Some teaching posts are lost each year when pupil numbers fall.
But a BBC survey of LEAs found 760 staff would have to go at the end of this term because of the current funding crisis in schools.
The DfES pointed out that Mr Clarke had gone on to tell MPs: "We are not in a position to make an estimate (of the total number of redundancies) at this stage."
A spokesman said that that showed he had not misled Parliament.
"We have based all our statements on detailed information provided by local education authorities.
"We have continuous assessment which is comprehensive and more accurate than some of the rather partial surveys that have appeared in some of the media."
But Doug McAvoy, general secretary of the National Union of Teachers said: "It looks as if the Education Secretary may well have mislead Parliament.
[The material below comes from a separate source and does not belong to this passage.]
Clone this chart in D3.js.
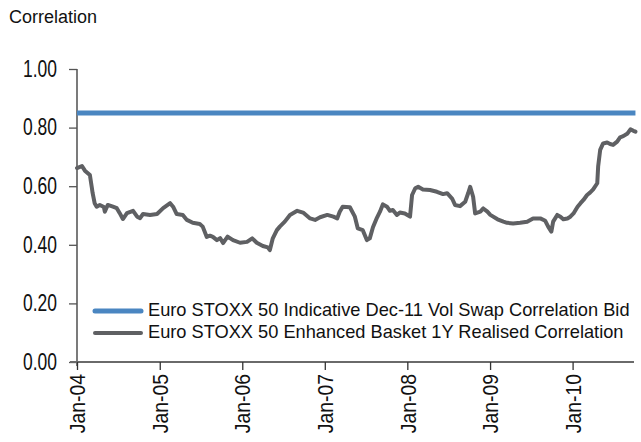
<!DOCTYPE html>
<html>
<head>
<meta charset="utf-8">
<script src="https://cdn.jsdelivr.net/npm/d3@7"></script>
<style>
  html, body { margin: 0; padding: 0; background: #fff; }
  svg { display: block; font-family: "Liberation Sans", Arial, sans-serif; }
</style>
</head>
<body>
<svg id="chart" width="641" height="442"></svg>
<script>
// ---- Data ----
const seriesNames = [
  "Euro STOXX 50 Indicative Dec-11 Vol Swap Correlation Bid",
  "Euro STOXX 50 Enhanced Basket 1Y Realised Correlation"
];
const yTickValues = [0, 0.2, 0.4, 0.6, 0.8, 1.0];
const xTickLabels = ["Jan-04","Jan-05","Jan-06","Jan-07","Jan-08","Jan-09","Jan-10"];

const bidDates = ["2004-01-01", "2010-10-06"];
const bidValues = [0.85, 0.85];

const realisedDates = [
  "2004-01-01","2004-01-23","2004-02-05","2004-02-27","2004-03-06","2004-03-10","2004-03-19","2004-03-28",
  "2004-04-11","2004-04-29","2004-05-03","2004-05-16","2004-06-08","2004-06-25","2004-07-08","2004-07-22",
  "2004-08-09","2004-09-05","2004-09-23","2004-10-06","2004-10-19","2004-11-19","2004-12-20","2005-01-16",
  "2005-02-16","2005-03-01","2005-03-17","2005-04-13","2005-05-01","2005-05-27","2005-06-27","2005-07-10",
  "2005-07-28","2005-08-11","2005-08-24","2005-09-11","2005-09-25","2005-10-08","2005-10-28","2005-11-21",
  "2005-12-22","2006-01-22","2006-02-14","2006-03-06","2006-04-02","2006-04-24","2006-05-03","2006-05-16",
  "2006-06-03","2006-06-16","2006-07-08","2006-07-31","2006-09-01","2006-09-27","2006-10-28","2006-11-19",
  "2006-12-11","2007-01-12","2007-02-08","2007-02-25","2007-03-08","2007-03-21","2007-04-22","2007-05-14",
  "2007-05-27","2007-06-18","2007-07-06","2007-07-19","2007-08-02","2007-08-20","2007-09-02","2007-09-15",
  "2007-10-03","2007-10-16","2007-10-29","2007-11-16","2007-11-29","2007-12-21","2008-01-13","2008-01-22",
  "2008-02-05","2008-02-18","2008-03-10","2008-04-10","2008-05-11","2008-06-07","2008-06-25","2008-07-17",
  "2008-07-30","2008-08-21","2008-09-13","2008-09-26","2008-10-05","2008-10-18","2008-10-27","2008-11-19",
  "2008-12-02","2008-12-20","2009-01-02","2009-02-03","2009-03-01","2009-03-17","2009-04-13","2009-05-14",
  "2009-06-14","2009-07-10","2009-08-11","2009-09-02","2009-09-15","2009-09-29","2009-10-07","2009-10-25",
  "2009-11-08","2009-11-21","2009-12-09","2009-12-22","2010-01-05","2010-01-23","2010-02-05","2010-02-18",
  "2010-03-06","2010-03-19","2010-04-02","2010-04-20","2010-04-24","2010-05-03","2010-05-16","2010-06-03",
  "2010-06-16","2010-06-29","2010-07-17","2010-07-30","2010-08-13","2010-09-01","2010-09-14","2010-09-27",
  "2010-10-06"
];
const realisedValues = [
  0.662,0.669,0.653,0.638,0.598,0.577,0.542,0.530,
  0.536,0.529,0.513,0.536,0.530,0.525,0.508,0.488,
  0.508,0.516,0.496,0.491,0.505,0.502,0.505,0.525,
  0.542,0.530,0.505,0.502,0.485,0.475,0.471,0.462,
  0.427,0.431,0.427,0.416,0.423,0.406,0.428,0.416,
  0.407,0.410,0.422,0.407,0.396,0.391,0.382,0.422,
  0.450,0.462,0.479,0.502,0.516,0.510,0.490,0.485,
  0.494,0.502,0.496,0.490,0.513,0.530,0.528,0.496,
  0.456,0.450,0.416,0.422,0.460,0.493,0.513,0.538,
  0.530,0.516,0.519,0.502,0.510,0.507,0.496,0.570,
  0.593,0.598,0.589,0.587,0.581,0.573,0.576,0.558,
  0.536,0.532,0.547,0.576,0.598,0.564,0.507,0.513,
  0.524,0.513,0.502,0.487,0.479,0.475,0.473,0.475,
  0.479,0.490,0.490,0.482,0.462,0.445,0.479,0.502,
  0.496,0.487,0.490,0.496,0.507,0.530,0.542,0.553,
  0.570,0.578,0.589,0.610,0.667,0.724,0.746,0.749,
  0.744,0.741,0.752,0.767,0.771,0.780,0.794,0.789,
  0.786
];

// ---- Chart ----
const parse = d3.utcParse("%Y-%m-%d");
const svg = d3.select("#chart");

const x = d3.scaleUtc()
  .domain([parse("2004-01-01"), parse("2010-10-04")])
  .range([77, 635]);
const y = d3.scaleLinear().domain([0, 1]).range([362, 69]);

const colors = ["#4a86c1", "#5f6063"];
const widths = [5, 4];

// Title
svg.append("text")
  .attr("x", 9).attr("y", 23)
  .attr("font-size", 18)
  .attr("fill", "#111")
  .text("Correlation");

// Y axis
const ySx = 0.76;
const yAxis = d3.axisLeft(y)
  .tickValues(yTickValues)
  .tickSize(8)
  .tickPadding(12)
  .tickFormat(d3.format(".2f"));
const gy = svg.append("g").attr("transform", "translate(77,0)").call(yAxis);
gy.select(".domain").attr("stroke", "#333").attr("stroke-width", 1.3)
  .attr("d", "M0,69V366");
gy.selectAll(".tick line").attr("stroke", "#555").attr("stroke-width", 1.3);
gy.selectAll(".tick text")
  .attr("font-size", 23)
  .attr("fill", "#111")
  .attr("x", -20 / ySx)
  .attr("font-family", "Liberation Sans, Arial, sans-serif")
  .attr("transform", `scale(${ySx},1)`);

// X axis
const xTickDates = xTickLabels.map((s, i) => parse(`${2004 + i}-01-01`));
const xSx = 0.88;
const xAxis = d3.axisBottom(x)
  .tickValues(xTickDates)
  .tickSize(8)
  .tickFormat((d, i) => xTickLabels[i]);
const gx = svg.append("g").attr("transform", "translate(0,362)").call(xAxis);
gx.select(".domain").attr("stroke", "#6a6a6a").attr("stroke-width", 2)
  .attr("d", "M70,0H634");
gx.selectAll(".tick line").attr("stroke", "#333").attr("stroke-width", 1.3);
gx.selectAll(".tick text")
  .attr("font-size", 22)
  .attr("fill", "#111")
  .attr("font-family", "Liberation Sans, Arial, sans-serif")
  .attr("text-anchor", "end")
  .attr("x", -12 / xSx)
  .attr("y", 0)
  .attr("dy", "0.35em")
  .attr("transform", `rotate(-90) scale(${xSx},1)`);

// Lines
const line = d3.line()
  .x(d => x(d.date))
  .y(d => y(d.value));

const bidData = bidDates.map((d, i) => ({ date: parse(d), value: bidValues[i] }));
const realisedData = realisedDates.map((d, i) => ({ date: parse(d), value: realisedValues[i] }));

svg.append("path")
  .datum(bidData)
  .attr("fill", "none")
  .attr("stroke", colors[0])
  .attr("stroke-width", widths[0])
  .attr("d", line);

svg.append("path")
  .datum(realisedData)
  .attr("fill", "none")
  .attr("stroke", colors[1])
  .attr("stroke-width", widths[1])
  .attr("stroke-linejoin", "round")
  .attr("stroke-linecap", "round")
  .attr("d", line);

// Legend
const legendY = [311, 333];
const legendBase = [316, 338];
const lFont = 19;
const lSx = 0.96;
seriesNames.forEach((name, i) => {
  svg.append("line")
    .attr("x1", 95).attr("x2", 141)
    .attr("y1", legendY[i]).attr("y2", legendY[i])
    .attr("stroke", colors[i])
    .attr("stroke-width", widths[i])
    .attr("stroke-linecap", "round");
  svg.append("text")
    .attr("transform", `translate(148,${legendBase[i]}) scale(${lSx},1)`)
    .attr("font-size", lFont)
    .attr("fill", "#111")
    .text(name);
});
</script>
</body>
</html>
"If he has, it is yet another example of the government being complacent about the seriousness of the problem facing individual schools.
"We are in the midst of a teacher shortage, teachers' workload continues to rise and yet teachers are being laid off because the government got its sums wrong when working out funding for schools this year.
"It didn't even allocate sufficient money to cover the cost of the increased charges it imposed on them.
"It is not good enough for the Education Secretary to treat the issue in this way."
Mr Clarke has promised to consider changes to the way money for schools is distributed and could introduce a national funding formula for schools.
He already has powers under the 2002 Education Act to set minimum funding levels and it is understood he is ready to use them to guarantee every school gets more than enough to cover their costs in the next financial year.
The DfES had previously insisted that putting more money into schools than was envisaged in last year's three-year spending review was only a "conceptual" possibility.